Putting ‘Fixed Income’ Back Into Fixed Income: Cash-Flow-Matched Bond Strategies for Retirees

Advisor Perspectives welcomes guest contributions. The views presented here do not necessarily represent those of Advisor Perspectives.Massimo Young

Cash-flow-matched bond strategies are commonly used by pension funds. In these strategies, bonds are selected such that the cash flows from the bonds – coupons and principal repayments – match the cash flows that pension funds must pay their participants over a fixed period.

Retired individuals have a similar need for cash flow, but many advisors don’t use cash-flow-matched bond strategies to generate retirement income. Instead, advisors tend to use systematic withdrawals from total return portfolios. One reason may be that advisors believe cash-flow-matched bond strategies are suboptimal from a total return perspective. However, that is not the case, as I will argue below.

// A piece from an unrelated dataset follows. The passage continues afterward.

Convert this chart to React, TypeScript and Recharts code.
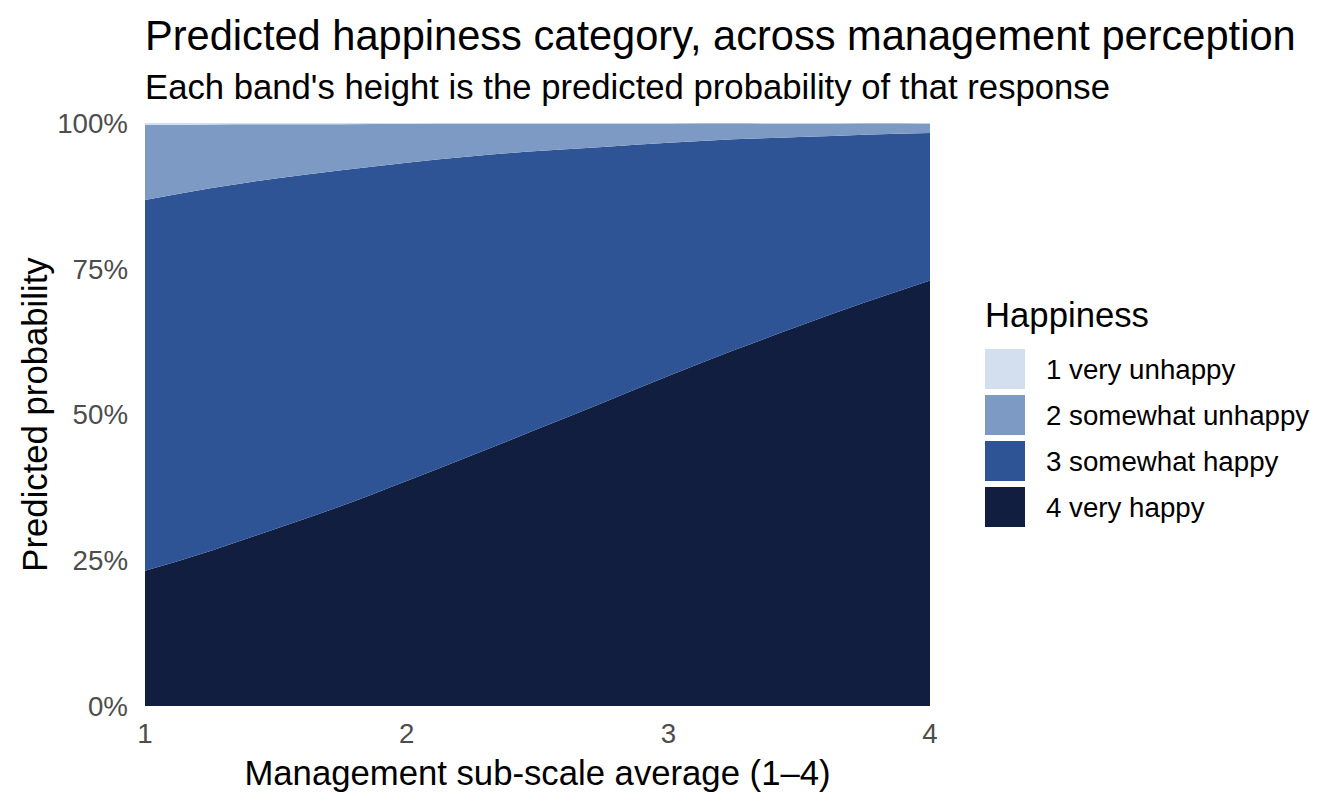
import { Area, AreaChart, XAxis, YAxis } from 'recharts'

// management sub-scale average (x)
const mgmt = [1, 1.25, 1.5, 1.75, 2, 2.25, 2.5, 2.75, 3, 3.25, 3.5, 3.75, 4]

// predicted probability of each response, in percent
const veryHappy = [23.2, 26.6, 30.4, 34.3, 38.6, 43.0, 47.5, 52.0, 56.6, 61.0, 65.2, 69.2, 73.0]
const somewhatHappy = [63.6, 62.2, 60.1, 57.6, 54.6, 51.3, 47.7, 43.9, 40.0, 36.2, 32.4, 28.8, 25.3]
const somewhatUnhappy = [12.9, 10.95, 9.3, 7.9, 6.65, 5.6, 4.7, 4.0, 3.3, 2.74, 2.3, 1.96, 1.6]
const veryUnhappy = [0.3, 0.25, 0.2, 0.2, 0.15, 0.1, 0.1, 0.1, 0.1, 0.06, 0.1, 0.04, 0.1]

const yTicks = [0, 25, 50, 75, 100]
const xTicks = [1, 2, 3, 4]

const legendItems = [
	{ key: 'veryUnhappy', label: '1 very unhappy', color: '#D3DFEF' },
	{ key: 'somewhatUnhappy', label: '2 somewhat unhappy', color: '#7D9AC5' },
	{ key: 'somewhatHappy', label: '3 somewhat happy', color: '#2E5496' },
	{ key: 'veryHappy', label: '4 very happy', color: '#111E3F' },
]

const colors: { [key: string]: string } = {
	veryHappy: '#111E3F',
	somewhatHappy: '#2E5496',
	somewhatUnhappy: '#7D9AC5',
	veryUnhappy: '#D3DFEF',
}

const font = '"Liberation Sans", Arial, Helvetica, sans-serif'

const data = mgmt.map((m, i) => ({
	mgmt: m,
	veryHappy: veryHappy[i],
	somewhatHappy: somewhatHappy[i],
	somewhatUnhappy: somewhatUnhappy[i],
	veryUnhappy: veryUnhappy[i],
}))

const stackOrder = ['veryHappy', 'somewhatHappy', 'somewhatUnhappy', 'veryUnhappy']

export default function App() {
	return (
		<div style={{ position: 'absolute', left: 0, top: 0, width: 1344, height: 806, background: '#fff', fontFamily: font }}>
			<AreaChart
				width={1344}
				height={806}
				data={data}
				margin={{ top: 123, right: 414, bottom: 0, left: 0 }}
			>
				<XAxis
					dataKey='mgmt'
					type='number'
					domain={[1, 4]}
					ticks={xTicks}
					height={100}
					axisLine={false}
					tickLine={false}
					tickSize={0}
					tickMargin={17}
					tick={{ fontSize: 27.7, fill: '#4D4D4D', fontFamily: font }}
				/>
				<YAxis
					type='number'
					domain={[0, 100]}
					ticks={yTicks}
					allowDataOverflow
					width={145}
					axisLine={false}
					tickLine={false}
					tickSize={0}
					tickMargin={17}
					tickFormatter={(v) => `${v}%`}
					tick={{ fontSize: 27.7, fill: '#4D4D4D', fontFamily: font }}
				/>
				{stackOrder.map((k) => (
					<Area
						key={k}
						type='monotone'
						dataKey={k}
						stackId='1'
						fill={colors[k]}
						fillOpacity={1}
						stroke='none'
						isAnimationActive={false}
					/>
				))}
			</AreaChart>
			<svg
				width={1344}
				height={806}
				style={{ position: 'absolute', left: 0, top: 0, pointerEvents: 'none' }}
				fontFamily={font}
			>
				<text x={145} y={50} fontSize={41.6} fill='#000'>
					Predicted happiness category, across management perception
				</text>
				<text x={145} y={99} fontSize={34.7} fill='#000'>
					Each band's height is the predicted probability of that response
				</text>
				<text x={537.5} y={785} fontSize={34.7} fill='#000' textAnchor='middle'>
					Management sub-scale average (1–4)
				</text>
				<text
					x={47}
					y={414.5}
					fontSize={34.7}
					fill='#000'
					textAnchor='middle'
					transform='rotate(-90 47 414.5)'
				>
					Predicted probability
				</text>
				<text x={985} y={327} fontSize={34.7} fill='#000'>
					Happiness
				</text>
				{legendItems.map((item, i) => (
					<g key={item.key}>
						<rect x={985} y={349 + i * 46} width={40} height={40} fill={item.color} />
						<text x={1046} y={369 + i * 46} dy='0.35em' fontSize={27.7} fill='#000'>
							{item.label}
						</text>
					</g>
				))}
			</svg>
		</div>
	)
}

Adding cash-flow-matched bond strategies to a total return strategy appears to improve total return relative to risk by reducing the likelihood of poor outcomes. In addition, cash-flow-matched bond strategies are less reliant on tenuous capital market assumptions, which increases the certainty of cash flow for retirees.

Remembering 2022

For anyone following bond markets, 2022 will remain in memory for a long time. Bonds are supposedly “safe” investments, and yet in 2022, they experienced historic losses: The major U.S. investment-grade corporate bond index posted a 16% loss for the year,1 worse than any year on record for the index. Stocks fell by double digits as well, even though they are assumed to have low correlation to bonds.